Evangelism is important to Christians. We believe strongly that we need to tell others about Christ, so that they can know what it means to be forgiven of our sins. That is why many of us desire to be evangelists.
Unfortunately, though, sometimes this emphasis on evangelism leads to an unhealthy worship, idolizing, and even jealousy of successful evangelists. But those who are successful evangelists ought not to be worshipped as if they were any better than the rest of us, nor should someone who is not an evangelist be despised. We all have different gifts, and we all need each other. Listen to what the Apostle Paul said:
What, after all, is Apollos? And what is Paul? Only servants, through whom you came to believe—as the Lord has assigned to each his task. 6 I planted the seed, Apollos watered it, but God has been making it grow. (I Corinthians 3:5-6 NIV)

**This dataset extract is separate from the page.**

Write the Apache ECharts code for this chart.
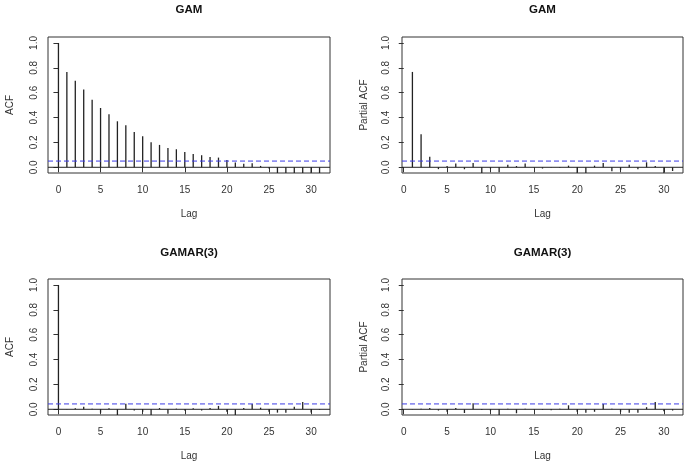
<!DOCTYPE html>
<html>
<head>
<meta charset="utf-8">
<script src="https://cdn.jsdelivr.net/npm/echarts@6/dist/echarts.min.js"></script>
<style>
  html, body { margin: 0; padding: 0; background: #fff; }
  #chart { width: 685px; height: 466px; }
</style>
</head>
<body>
<div id="chart"></div>
<script>
// lags
const acfLags = [0, 1, 2, 3, 4, 5, 6, 7, 8, 9, 10, 11, 12, 13, 14, 15, 16, 17, 18, 19, 20, 21, 22, 23, 24, 25, 26, 27, 28, 29, 30, 31];
const pacfLags = [1, 2, 3, 4, 5, 6, 7, 8, 9, 10, 11, 12, 13, 14, 15, 16, 17, 18, 19, 20, 21, 22, 23, 24, 25, 26, 27, 28, 29, 30, 31];

// GAM residuals
const gamAcf = [1.0, 0.767, 0.697, 0.625, 0.544, 0.477, 0.426, 0.370, 0.338, 0.284, 0.249, 0.201, 0.180, 0.155, 0.145, 0.123,
  0.107, 0.097, 0.083, 0.078, 0.059, 0.038, 0.029, 0.032, 0.011, -0.010, -0.055, -0.060, -0.062, -0.065, -0.068, -0.070];
const gamPacf = [0.767, 0.265, 0.085, -0.015, 0.010, 0.030, -0.016, 0.035, -0.050, -0.010, -0.040, 0.020, 0.010, 0.030, 0.002, -0.010,
  0.003, -0.003, 0.013, -0.050, -0.050, 0.013, 0.035, -0.032, -0.020, 0.020, -0.016, 0.040, 0.010, -0.050, -0.030];

// GAMAR(3) residuals
const gamarAcf = [1.0, 0.002, 0.008, 0.020, 0.005, -0.028, 0.008, -0.050, 0.045, -0.010, -0.020, -0.050, 0.010, -0.035, 0.005, -0.010,
  0.008, -0.010, 0.010, 0.027, -0.020, -0.050, 0.010, 0.042, 0.013, -0.020, -0.027, -0.027, 0.020, 0.058, -0.025, -0.005];
const gamarPacf = [0.002, 0.005, 0.010, -0.010, -0.020, 0.010, -0.030, 0.048, -0.005, -0.010, -0.050, 0.004, -0.032, 0.005, 0.003, -0.005,
  -0.008, 0.005, 0.032, -0.020, -0.027, -0.020, 0.043, 0.005, -0.020, -0.027, -0.027, 0.017, 0.058, -0.015, -0.010];

// 95% bounds
const ciTop = 0.05;
const ciBottom = 0.043;

const titles = ["GAM", "GAM", "GAMAR(3)", "GAMAR(3)"];
const yNames = ["ACF", "Partial ACF", "ACF", "Partial ACF"];
const xTicks = [0, 5, 10, 15, 20, 25, 30];
const yTicks = [0, 0.2, 0.4, 0.6, 0.8, 1];

const panels = [
  { lags: acfLags, vals: gamAcf, ci: ciTop, grid: { left: 48, top: 37, width: 282, height: 136 }, xr: [-1.24, 32.24], lm: 9 },
  { lags: pacfLags, vals: gamPacf, ci: ciTop, grid: { left: 402, top: 37, width: 281, height: 136 }, xr: [-0.2, 32.2], lm: 11 },
  { lags: acfLags, vals: gamarAcf, ci: ciBottom, grid: { left: 48, top: 279, width: 282, height: 136 }, xr: [-1.24, 32.24], lm: 9 },
  { lags: pacfLags, vals: gamarPacf, ci: ciBottom, grid: { left: 402, top: 279, width: 281, height: 136 }, xr: [-0.2, 32.2], lm: 11 },
];

const textColor = "#333";
const font = "Liberation Sans, Arial, sans-serif";

const chart = echarts.init(document.getElementById("chart"));

const barSeries = panels.map((p, i) => ({
  type: "bar",
  xAxisIndex: i,
  yAxisIndex: i,
  barWidth: 1.3,
  clip: true,
  z: 3,
  itemStyle: { color: "#222" },
  data: p.lags.map((l, k) => [l, p.vals[k]]),
}));

// zero line and dashed confidence bound across the whole plot width
const zeroSeries = panels.map((p, i) => ({
  type: "line",
  xAxisIndex: i,
  yAxisIndex: i,
  symbol: "none",
  silent: true,
  z: 4,
  lineStyle: { color: "#222", width: 1 },
  data: [[p.xr[0], 0], [p.xr[1], 0]],
}));

const ciSeries = panels.map((p, i) => ({
  type: "line",
  xAxisIndex: i,
  yAxisIndex: i,
  symbol: "none",
  silent: true,
  z: 5,
  lineStyle: { color: "#3b3be6", type: [5, 3], width: 1 },
  data: [[p.xr[0], p.ci], [p.xr[1], p.ci]],
}));

const option = {
  animation: false,
  backgroundColor: "#fff",
  textStyle: { fontFamily: font },
  grid: panels.map((p) => Object.assign({ show: true, borderColor: "#333", borderWidth: 1, backgroundColor: "transparent" }, p.grid)),
  xAxis: panels.map((p, i) => ({
    type: "value",
    gridIndex: i,
    min: p.xr[0],
    max: p.xr[1],
    axisLine: { show: false },
    splitLine: { show: false },
    axisTick: { show: true, customValues: xTicks, length: 5, lineStyle: { color: "#333" } },
    axisLabel: { customValues: xTicks, margin: 12, fontSize: 10, color: textColor, fontFamily: font },
    name: "Lag",
    nameLocation: "middle",
    nameGap: 36,
    nameTextStyle: { fontSize: 10, color: textColor, fontFamily: font },
  })),
  yAxis: panels.map((p, i) => ({
    type: "value",
    gridIndex: i,
    min: -0.046,
    max: 1.048,
    axisLine: { show: false },
    splitLine: { show: false },
    axisTick: { show: true, customValues: yTicks, length: 5, lineStyle: { color: "#333" } },
    axisLabel: {
      customValues: yTicks,
      rotate: 90,
      margin: p.lm,
      fontSize: 10,
      color: textColor,
      fontFamily: font,
      formatter: (v) => v.toFixed(1),
    },
    name: yNames[i],
    nameLocation: "middle",
    nameRotate: 90,
    nameGap: 33,
    nameTextStyle: { fontSize: 10, color: textColor, fontFamily: font },
  })),
  graphic: panels.map((p, i) => ({
    type: "text",
    x: p.grid.left + p.grid.width / 2,
    y: i < 2 ? 10 : 253,
    style: {
      text: titles[i],
      textAlign: "center",
      textVerticalAlign: "middle",
      font: "bold 11.5px " + font,
      fill: "#111",
    },
  })),
  series: barSeries.concat(zeroSeries, ciSeries),
};

chart.setOption(option);
</script>
</body>
</html>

Apollos and the Apostle Paul were two early missionaries who spread the gospel among the pagans in Corinth. Apparently Paul got to Corinth first, and “planted the seed,” with some success. After he left Apollos came behind him “watered it” by evangelizing to even more people and presumably discipling many of those who were already saved. The believers at Corinth admired these two men–which was good–but they went too far and started forming themselves into factions: some of them claimed to be followers of Paul, others claimed to be followers of Apollos. Yet Paul and Apollos were not enemies: they were brothers in Christ, servants of the one true God, each doing the job that God had given them. Neither of them wanted to be leaders of a faction: they both saw themselves only as servants of Jesus. Christians should not start factions. We are all followers of Christ, not of any man.